* RECORDED INFORMATION:
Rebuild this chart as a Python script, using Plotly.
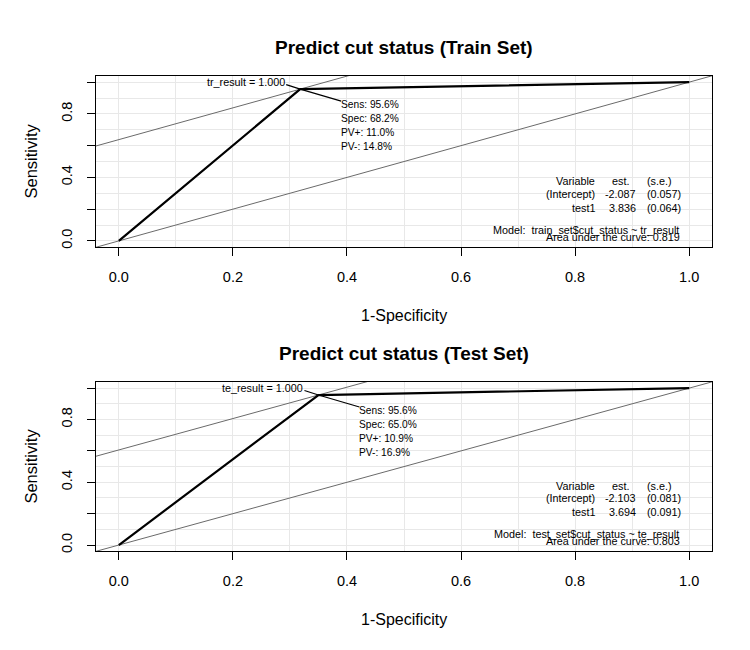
import plotly.graph_objects as go

W, H = 750, 650
OFF = 8  # the page body adds an 8px margin around the plot div

# values
set_names = ["Train Set", "Test Set"]
test_vars = ["tr_result", "te_result"]
cutoffs = [1.000, 1.000]
sens = [95.6, 95.6]
spec = [68.2, 65.0]
ppv = [11.0, 10.9]
npv = [14.8, 16.9]
icpt_est = [-2.087, -2.103]
icpt_se = [0.057, 0.081]
test1_est = [3.836, 3.694]
test1_se = [0.064, 0.091]
auc = [0.819, 0.803]
model_lhs = ["train_set$cut_status", "test_set$cut_status"]

x_ticks = [0, 0.2, 0.4, 0.6, 0.8, 1.0]
x_ticktext = ["0.0", "0.2", "0.4", "0.6", "0.8", "1.0"]
y_ticks = [0, 0.2, 0.4, 0.6, 0.8, 1.0]
y_ticktext = ["0.0", "", "0.4", "", "0.8", ""]

# plot boxes in pixels of the screenshot: left, top, right, bottom
boxes = [(96, 76, 712, 248), (96, 383, 712, 553)]
rng = [-0.04, 1.04]

FONT = "Liberation Sans, Arial, Helvetica, sans-serif"
GRID = "#e8e8e8"
ABLINE = "#6a6a6a"


def px(x):
    return (x - OFF) / W


def py(y):
    return 1 - (y - OFF) / H


def note(x, y, text, xa="center", size=10.8, **kw):
    return dict(x=px(x), y=py(y), xref="paper", yref="paper", text=text,
                xanchor=xa, yanchor="middle", showarrow=False,
                font=dict(size=size), **kw)


fig = go.Figure()
annotations = []

for i in range(2):
    l, t, r, b = boxes[i]
    sfx = "" if i == 0 else str(i + 1)
    xa, ya = "x" + sfx, "y" + sfx
    # data units per pixel in this panel
    ux = (rng[1] - rng[0]) / (r - l)
    uy = (rng[1] - rng[0]) / (b - t)

    se = sens[i] / 100
    fpr = 1 - spec[i] / 100

    # diagonal and tangent through the optimal cut-point
    fig.add_trace(go.Scatter(x=rng, y=rng, mode="lines", xaxis=xa, yaxis=ya,
                             line=dict(color=ABLINE, width=1), hoverinfo="skip"))
    fig.add_trace(go.Scatter(x=rng, y=[v + se - fpr for v in rng], mode="lines",
                             xaxis=xa, yaxis=ya,
                             line=dict(color=ABLINE, width=1), hoverinfo="skip"))
    # ROC curve
    fig.add_trace(go.Scatter(x=[0, fpr, 1], y=[0, se, 1], mode="lines",
                             xaxis=xa, yaxis=ya,
                             line=dict(color="black", width=2.2)))
    # leader lines from the cut-point to the labels
    fig.add_trace(go.Scatter(x=[fpr - 14 * ux, fpr, fpr + 41 * ux],
                             y=[se + 4.5 * uy, se, se - 12 * uy], mode="lines",
                             xaxis=xa, yaxis=ya,
                             line=dict(color="black", width=1.2), hoverinfo="skip"))

    fig.update_layout(**{
        "xaxis" + sfx: dict(
            domain=[px(l), px(r)], range=rng, anchor=ya,
            tickmode="array", tickvals=x_ticks, ticktext=x_ticktext,
            ticks="outside", ticklen=8, tickwidth=1, tickcolor="black",
            ticklabelstandoff=8,
            showline=True, mirror=True, linecolor="black", linewidth=1.3,
            showgrid=True, gridcolor=GRID, gridwidth=1, zeroline=False,
            minor=dict(tickmode="linear", tick0=0, dtick=0.1, showgrid=True,
                       gridcolor=GRID, gridwidth=1, ticks=""),
            tickfont=dict(size=14.5, color="black"),
        ),
        "yaxis" + sfx: dict(
            domain=[py(b), py(t)], range=rng, anchor=xa,
            tickmode="array", tickvals=y_ticks, ticktext=y_ticktext,
            tickangle=-90,
            ticks="outside", ticklen=8, tickwidth=1, tickcolor="black",
            ticklabelstandoff=9,
            showline=True, mirror=True, linecolor="black", linewidth=1.3,
            showgrid=True, gridcolor=GRID, gridwidth=1, zeroline=False,
            minor=dict(tickmode="linear", tick0=0, dtick=0.1, showgrid=True,
                       gridcolor=GRID, gridwidth=1, ticks=""),
            tickfont=dict(size=14.5, color="black"),
        ),
    })

    mid = (l + r) / 2
    # title and axis titles
    annotations.append(note(mid, t - 28, "<b>Predict cut status (%s)</b>" % set_names[i],
                            size=19))
    annotations.append(note(mid, b + 68, "1-Specificity", size=16))
    annotations.append(note(31, (t + b) / 2, "Sensitivity", size=16.5, textangle=-90))

    # cut-point labels
    annotations.append(dict(x=fpr, y=se, xref=xa, yref=ya, xshift=-13, yshift=7,
                            xanchor="right", yanchor="middle", showarrow=False,
                            text="%s = %.3f" % (test_vars[i], cutoffs[i]),
                            font=dict(size=10.8)))
    block = ["Sens: %.1f%%" % sens[i], "Spec: %.1f%%" % spec[i],
             "PV+: %.1f%%" % ppv[i], "PV-: %.1f%%" % npv[i]]
    for k, s in enumerate(block):
        annotations.append(dict(x=fpr, y=se, xref=xa, yref=ya, xshift=39,
                                yshift=-(15 + 14.2 * k), xanchor="left",
                                yanchor="middle", showarrow=False, text=s,
                                font=dict(size=10.2)))

    # logistic model table
    rows = [("Variable", "est.", "(s.e.)", 66),
            ("(Intercept)", "%.3f" % icpt_est[i], "(%.3f)" % icpt_se[i], 53),
            ("test1", "%.3f" % test1_est[i], "(%.3f)" % test1_se[i], 39)]
    for c1, c2, c3, up in rows:
        annotations.append(note(597, b - up, c1, xa="right"))
        annotations.append(note(631 if c2 == "est." else 638, b - up, c2, xa="right"))
        annotations.append(note(645, b - up, c3, xa="left"))
    annotations.append(note(681, b - 17, "Model:  %s ~ %s" % (model_lhs[i], test_vars[i]),
                            xa="right"))
    annotations.append(note(682, b - 10, "Area under the curve: %.3f" % auc[i], xa="right"))

fig.update_layout(
    width=W, height=H,
    margin=dict(l=0, r=0, t=0, b=0),
    paper_bgcolor="white", plot_bgcolor="white",
    showlegend=False,
    font=dict(family=FONT, color="black"),
    annotations=annotations,
)

fig.write_html("out.html")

* INSTRUCTIONS FOR THE TASK: Only the lines from the top of the data through the line with "the plot div" should be quoted, exactly and with both ends kept; skip the pictures.

* THE COMPLETED TASK:
Rebuild this chart as a Python script, using Plotly.
import plotly.graph_objects as go

W, H = 750, 650
OFF = 8  # the page body adds an 8px margin around the plot div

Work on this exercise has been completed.